While the warmer weather slowly washes over us, we’re trying to focus our attention on projects that emphasize and showcase the environment. Whether it’s an artist with organic influences, or eco-friendly tech, the goal is ultimately to inspire you to enjoy your natural surroundings. In that respect, we couldn’t resist featuring various components of the Mobile Community Kitchen for Toronto’s Mount Dennis neighborhood. The project statement describes the Mobile Community Kitchen as follows: “arising out of mutual interests in urban agriculture, community engagement and a belief in social value of sharing food, Mount Dennis Community Kitchen has joined forces with Masters of Architecture students at the University of Toronto to design and build a mobile community kitchen for the historic Mount Dennis neighbourhood.”

Assembling a Molecular Architecture documents the entire project, from the conceptual renderings of proposed kitchen elements, through the fabrication process, ending with current photos and videos featuring the collectives deliverables in use. The students actively engaged the public to help create BBQ carts, mobile recycling and refuse containers and a variety of seating options. Materials range from square-section steel for the skeletons, to recycled bicycle parts for mobility as well as lots of folding and retractable wooden surfaces.

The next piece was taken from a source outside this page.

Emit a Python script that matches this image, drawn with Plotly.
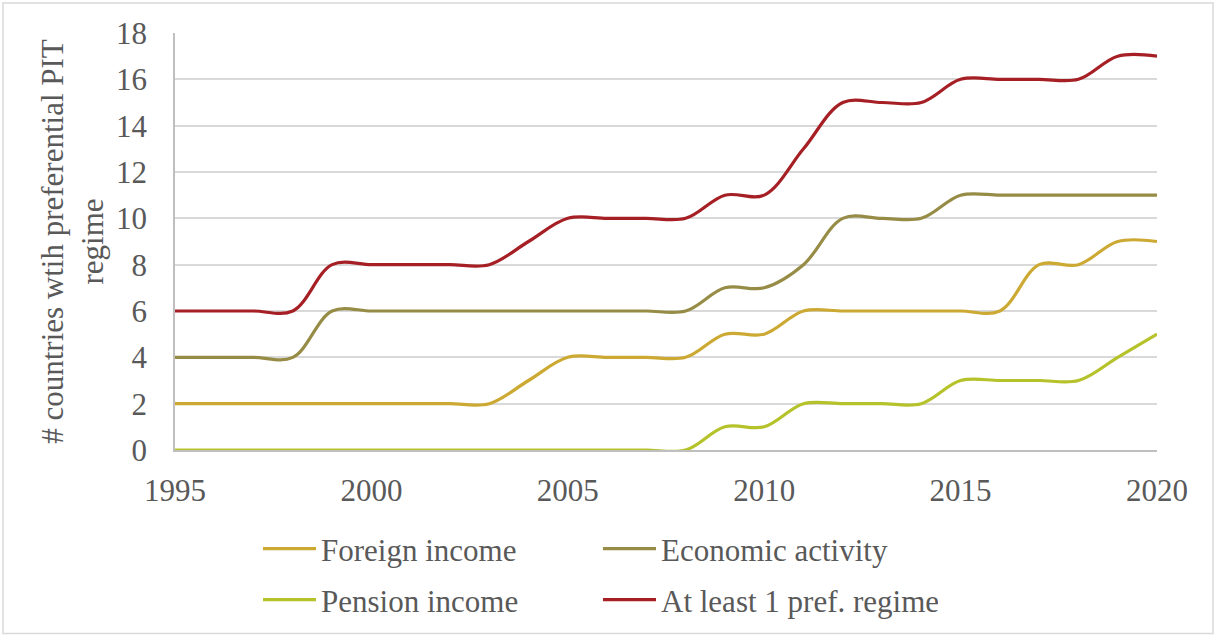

“These abstract machines can act as a collective whole, however their orientation and accumulation on a site is more than just the sum of all their parts. When these various mobile units arrive to a site they can immediately be unfoled, stretched or disassembled in several ways so that they can undergo their transformation to form a new machine for social gathering and interaction. The molecularizing of these mobile units are attracted to each other to form molar aggregates of multiple types. Their assembly is not one that is prescribed by the designer; instead, it is left up to the users to determine which units are necessary for the particular community gathering at hand and are able to choose which units are essential to accommodate such an event. Not all the units are needed to create this abstract machine, however, the more units that are used creates further and more complex multiplicities of this abstract social vehicle that revolves itself around various activities of preparing, harvesting, and consuming healthy food.”